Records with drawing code
[START]
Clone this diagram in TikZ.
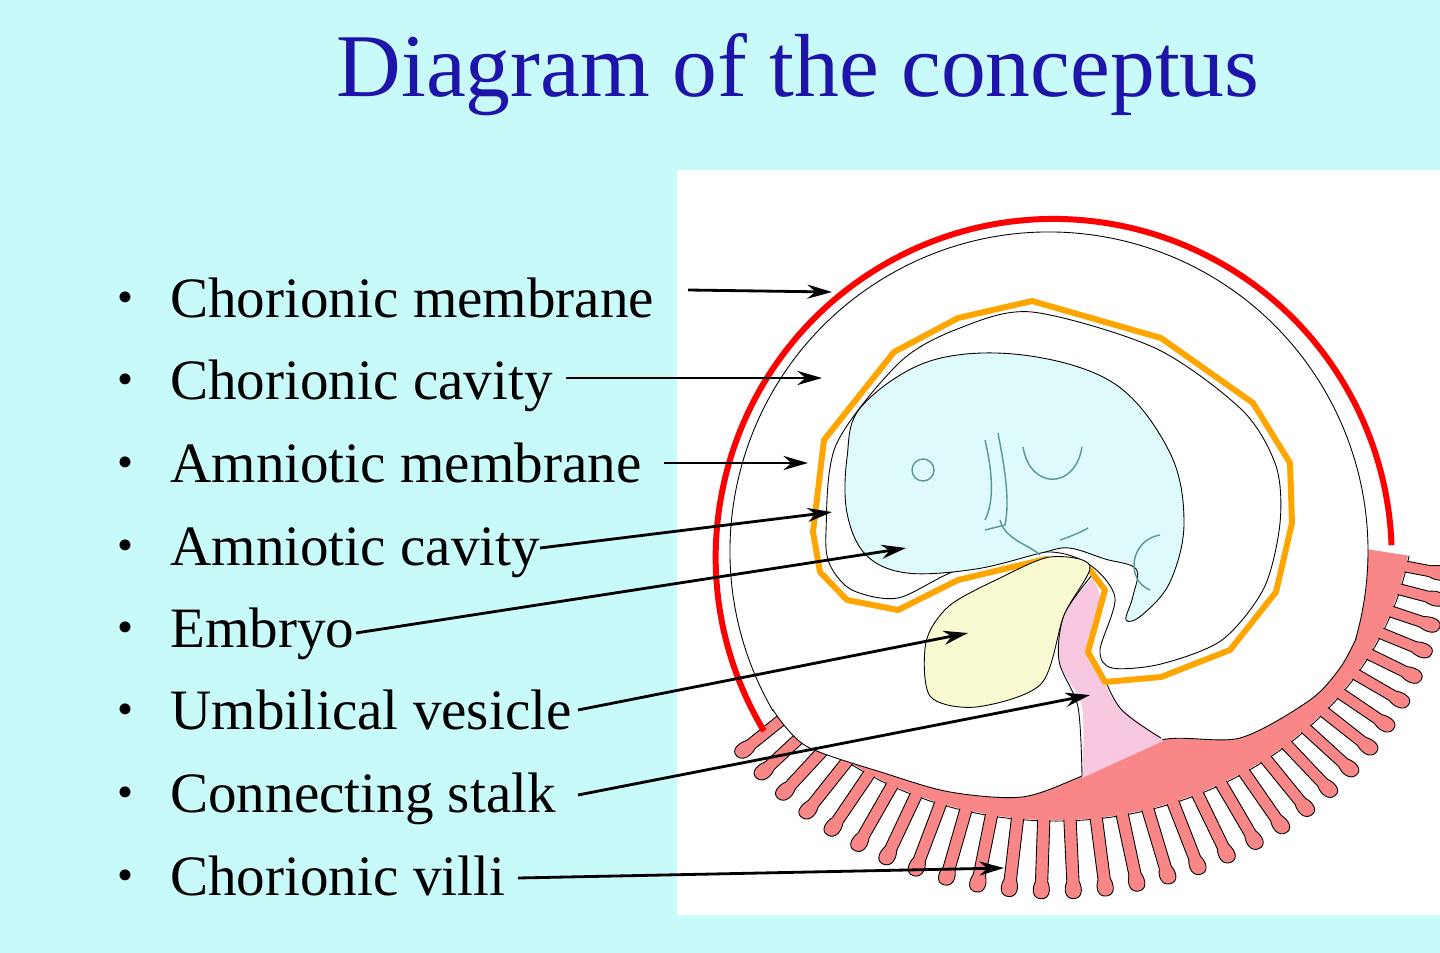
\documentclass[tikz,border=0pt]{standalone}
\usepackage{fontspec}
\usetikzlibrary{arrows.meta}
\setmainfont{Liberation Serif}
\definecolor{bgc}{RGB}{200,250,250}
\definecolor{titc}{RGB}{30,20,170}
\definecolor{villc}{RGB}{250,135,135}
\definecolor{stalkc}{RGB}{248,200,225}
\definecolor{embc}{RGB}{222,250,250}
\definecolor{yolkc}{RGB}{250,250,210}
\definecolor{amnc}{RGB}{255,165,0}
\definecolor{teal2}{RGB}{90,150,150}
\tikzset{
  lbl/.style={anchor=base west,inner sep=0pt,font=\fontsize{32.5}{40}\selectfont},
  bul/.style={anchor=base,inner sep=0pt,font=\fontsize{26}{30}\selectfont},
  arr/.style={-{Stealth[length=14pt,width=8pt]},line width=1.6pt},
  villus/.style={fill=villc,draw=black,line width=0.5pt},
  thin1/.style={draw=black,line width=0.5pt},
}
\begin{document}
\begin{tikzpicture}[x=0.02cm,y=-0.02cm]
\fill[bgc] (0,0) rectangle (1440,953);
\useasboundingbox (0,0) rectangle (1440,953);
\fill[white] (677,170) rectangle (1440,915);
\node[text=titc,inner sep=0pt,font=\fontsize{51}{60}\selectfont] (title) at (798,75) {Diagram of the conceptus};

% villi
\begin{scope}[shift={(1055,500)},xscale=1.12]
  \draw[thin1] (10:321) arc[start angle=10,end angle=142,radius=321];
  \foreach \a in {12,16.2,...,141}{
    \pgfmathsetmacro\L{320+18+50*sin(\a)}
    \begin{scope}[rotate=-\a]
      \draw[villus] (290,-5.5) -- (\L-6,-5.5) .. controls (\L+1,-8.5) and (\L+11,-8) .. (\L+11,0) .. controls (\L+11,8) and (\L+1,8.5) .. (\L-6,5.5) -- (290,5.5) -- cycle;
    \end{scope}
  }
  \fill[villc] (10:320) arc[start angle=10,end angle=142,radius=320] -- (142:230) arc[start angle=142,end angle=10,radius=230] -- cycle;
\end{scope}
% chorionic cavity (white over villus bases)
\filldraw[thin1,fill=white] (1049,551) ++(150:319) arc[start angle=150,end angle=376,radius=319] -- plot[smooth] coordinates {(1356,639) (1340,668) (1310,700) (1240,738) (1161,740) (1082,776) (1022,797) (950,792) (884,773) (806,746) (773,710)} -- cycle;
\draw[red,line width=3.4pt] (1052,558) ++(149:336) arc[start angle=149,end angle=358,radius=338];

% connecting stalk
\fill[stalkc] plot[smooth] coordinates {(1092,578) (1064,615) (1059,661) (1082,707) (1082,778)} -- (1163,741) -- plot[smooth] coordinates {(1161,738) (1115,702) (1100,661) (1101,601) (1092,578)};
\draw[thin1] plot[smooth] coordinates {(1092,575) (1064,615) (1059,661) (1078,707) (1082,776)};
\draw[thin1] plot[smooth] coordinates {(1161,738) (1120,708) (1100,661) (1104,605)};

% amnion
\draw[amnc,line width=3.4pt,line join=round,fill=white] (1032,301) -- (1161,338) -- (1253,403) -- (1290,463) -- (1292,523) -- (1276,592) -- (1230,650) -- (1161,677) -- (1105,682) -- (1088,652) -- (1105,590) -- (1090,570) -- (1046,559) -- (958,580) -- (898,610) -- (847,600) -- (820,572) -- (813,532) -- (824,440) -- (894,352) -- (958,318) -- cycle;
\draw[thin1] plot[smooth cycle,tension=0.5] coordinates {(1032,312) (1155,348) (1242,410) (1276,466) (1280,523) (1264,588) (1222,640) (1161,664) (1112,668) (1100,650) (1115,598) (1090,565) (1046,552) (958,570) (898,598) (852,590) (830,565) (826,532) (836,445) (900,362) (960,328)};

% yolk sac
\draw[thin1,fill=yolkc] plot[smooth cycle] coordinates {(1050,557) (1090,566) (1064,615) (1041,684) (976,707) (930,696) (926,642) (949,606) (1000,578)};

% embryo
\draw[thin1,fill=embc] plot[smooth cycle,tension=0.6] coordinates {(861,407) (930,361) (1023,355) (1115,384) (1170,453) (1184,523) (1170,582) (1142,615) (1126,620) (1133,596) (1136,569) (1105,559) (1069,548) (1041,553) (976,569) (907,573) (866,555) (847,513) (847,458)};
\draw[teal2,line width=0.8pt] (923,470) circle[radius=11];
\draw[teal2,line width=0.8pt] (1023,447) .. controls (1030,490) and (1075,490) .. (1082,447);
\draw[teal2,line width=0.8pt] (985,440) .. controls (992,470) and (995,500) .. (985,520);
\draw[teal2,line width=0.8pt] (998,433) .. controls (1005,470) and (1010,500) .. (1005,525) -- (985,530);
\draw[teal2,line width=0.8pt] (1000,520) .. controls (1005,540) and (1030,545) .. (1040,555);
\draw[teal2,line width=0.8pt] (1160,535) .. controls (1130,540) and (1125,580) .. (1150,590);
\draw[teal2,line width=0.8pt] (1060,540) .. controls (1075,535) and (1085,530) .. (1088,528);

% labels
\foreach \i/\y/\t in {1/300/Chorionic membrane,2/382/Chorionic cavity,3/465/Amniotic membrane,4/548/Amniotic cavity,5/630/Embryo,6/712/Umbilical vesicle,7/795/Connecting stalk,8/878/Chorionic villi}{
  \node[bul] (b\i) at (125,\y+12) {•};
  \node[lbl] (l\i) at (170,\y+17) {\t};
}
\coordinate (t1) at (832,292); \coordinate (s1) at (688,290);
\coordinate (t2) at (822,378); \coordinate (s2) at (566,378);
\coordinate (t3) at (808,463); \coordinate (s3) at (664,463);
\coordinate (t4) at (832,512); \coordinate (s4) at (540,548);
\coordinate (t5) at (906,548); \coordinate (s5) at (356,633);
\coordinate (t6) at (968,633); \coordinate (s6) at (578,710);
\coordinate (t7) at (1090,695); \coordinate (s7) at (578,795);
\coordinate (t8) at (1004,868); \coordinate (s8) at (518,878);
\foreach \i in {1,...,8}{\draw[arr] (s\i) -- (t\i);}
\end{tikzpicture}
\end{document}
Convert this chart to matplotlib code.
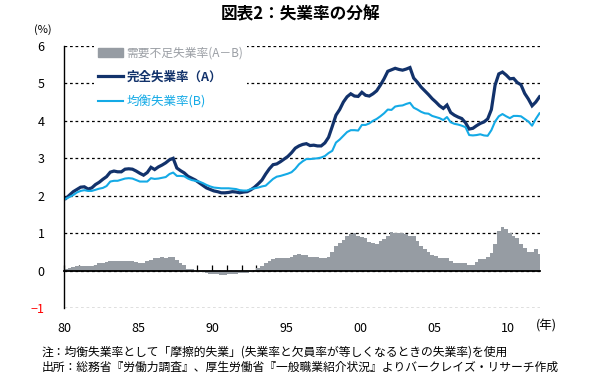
[END]
Required task: Will you restate every entry word for word and omit the images?

Task solution:
Clone this diagram in TikZ.
\documentclass[tikz,border=0pt]{standalone}
\usepackage{fontspec}
\usetikzlibrary{arrows.meta}
\setmainfont{Liberation Serif}
\definecolor{bgc}{RGB}{200,250,250}
\definecolor{titc}{RGB}{30,20,170}
\definecolor{villc}{RGB}{250,135,135}
\definecolor{stalkc}{RGB}{248,200,225}
\definecolor{embc}{RGB}{222,250,250}
\definecolor{yolkc}{RGB}{250,250,210}
\definecolor{amnc}{RGB}{255,165,0}
\definecolor{teal2}{RGB}{90,150,150}
\tikzset{
  lbl/.style={anchor=base west,inner sep=0pt,font=\fontsize{32.5}{40}\selectfont},
  bul/.style={anchor=base,inner sep=0pt,font=\fontsize{26}{30}\selectfont},
  arr/.style={-{Stealth[length=14pt,width=8pt]},line width=1.6pt},
  villus/.style={fill=villc,draw=black,line width=0.5pt},
  thin1/.style={draw=black,line width=0.5pt},
}
\begin{document}
\begin{tikzpicture}[x=0.02cm,y=-0.02cm]
\fill[bgc] (0,0) rectangle (1440,953);
\useasboundingbox (0,0) rectangle (1440,953);
\fill[white] (677,170) rectangle (1440,915);
\node[text=titc,inner sep=0pt,font=\fontsize{51}{60}\selectfont] (title) at (798,75) {Diagram of the conceptus};

% villi
\begin{scope}[shift={(1055,500)},xscale=1.12]
  \draw[thin1] (10:321) arc[start angle=10,end angle=142,radius=321];
  \foreach \a in {12,16.2,...,141}{
    \pgfmathsetmacro\L{320+18+50*sin(\a)}
    \begin{scope}[rotate=-\a]
      \draw[villus] (290,-5.5) -- (\L-6,-5.5) .. controls (\L+1,-8.5) and (\L+11,-8) .. (\L+11,0) .. controls (\L+11,8) and (\L+1,8.5) .. (\L-6,5.5) -- (290,5.5) -- cycle;
    \end{scope}
  }
  \fill[villc] (10:320) arc[start angle=10,end angle=142,radius=320] -- (142:230) arc[start angle=142,end angle=10,radius=230] -- cycle;
\end{scope}
% chorionic cavity (white over villus bases)
\filldraw[thin1,fill=white] (1049,551) ++(150:319) arc[start angle=150,end angle=376,radius=319] -- plot[smooth] coordinates {(1356,639) (1340,668) (1310,700) (1240,738) (1161,740) (1082,776) (1022,797) (950,792) (884,773) (806,746) (773,710)} -- cycle;
\draw[red,line width=3.4pt] (1052,558) ++(149:336) arc[start angle=149,end angle=358,radius=338];

% connecting stalk
\fill[stalkc] plot[smooth] coordinates {(1092,578) (1064,615) (1059,661) (1082,707) (1082,778)} -- (1163,741) -- plot[smooth] coordinates {(1161,738) (1115,702) (1100,661) (1101,601) (1092,578)};
\draw[thin1] plot[smooth] coordinates {(1092,575) (1064,615) (1059,661) (1078,707) (1082,776)};
\draw[thin1] plot[smooth] coordinates {(1161,738) (1120,708) (1100,661) (1104,605)};

% amnion
\draw[amnc,line width=3.4pt,line join=round,fill=white] (1032,301) -- (1161,338) -- (1253,403) -- (1290,463) -- (1292,523) -- (1276,592) -- (1230,650) -- (1161,677) -- (1105,682) -- (1088,652) -- (1105,590) -- (1090,570) -- (1046,559) -- (958,580) -- (898,610) -- (847,600) -- (820,572) -- (813,532) -- (824,440) -- (894,352) -- (958,318) -- cycle;
\draw[thin1] plot[smooth cycle,tension=0.5] coordinates {(1032,312) (1155,348) (1242,410) (1276,466) (1280,523) (1264,588) (1222,640) (1161,664) (1112,668) (1100,650) (1115,598) (1090,565) (1046,552) (958,570) (898,598) (852,590) (830,565) (826,532) (836,445) (900,362) (960,328)};

% yolk sac
\draw[thin1,fill=yolkc] plot[smooth cycle] coordinates {(1050,557) (1090,566) (1064,615) (1041,684) (976,707) (930,696) (926,642) (949,606) (1000,578)};

% embryo
\draw[thin1,fill=embc] plot[smooth cycle,tension=0.6] coordinates {(861,407) (930,361) (1023,355) (1115,384) (1170,453) (1184,523) (1170,582) (1142,615) (1126,620) (1133,596) (1136,569) (1105,559) (1069,548) (1041,553) (976,569) (907,573) (866,555) (847,513) (847,458)};
\draw[teal2,line width=0.8pt] (923,470) circle[radius=11];
\draw[teal2,line width=0.8pt] (1023,447) .. controls (1030,490) and (1075,490) .. (1082,447);
\draw[teal2,line width=0.8pt] (985,440) .. controls (992,470) and (995,500) .. (985,520);
\draw[teal2,line width=0.8pt] (998,433) .. controls (1005,470) and (1010,500) .. (1005,525) -- (985,530);
\draw[teal2,line width=0.8pt] (1000,520) .. controls (1005,540) and (1030,545) .. (1040,555);
\draw[teal2,line width=0.8pt] (1160,535) .. controls (1130,540) and (1125,580) .. (1150,590);
\draw[teal2,line width=0.8pt] (1060,540) .. controls (1075,535) and (1085,530) .. (1088,528);

% labels
\foreach \i/\y/\t in {1/300/Chorionic membrane,2/382/Chorionic cavity,3/465/Amniotic membrane,4/548/Amniotic cavity,5/630/Embryo,6/712/Umbilical vesicle,7/795/Connecting stalk,8/878/Chorionic villi}{
  \node[bul] (b\i) at (125,\y+12) {•};
  \node[lbl] (l\i) at (170,\y+17) {\t};
}
\coordinate (t1) at (832,292); \coordinate (s1) at (688,290);
\coordinate (t2) at (822,378); \coordinate (s2) at (566,378);
\coordinate (t3) at (808,463); \coordinate (s3) at (664,463);
\coordinate (t4) at (832,512); \coordinate (s4) at (540,548);
\coordinate (t5) at (906,548); \coordinate (s5) at (356,633);
\coordinate (t6) at (968,633); \coordinate (s6) at (578,710);
\coordinate (t7) at (1090,695); \coordinate (s7) at (578,795);
\coordinate (t8) at (1004,868); \coordinate (s8) at (518,878);
\foreach \i in {1,...,8}{\draw[arr] (s\i) -- (t\i);}
\end{tikzpicture}
\end{document}
Convert this chart to matplotlib code.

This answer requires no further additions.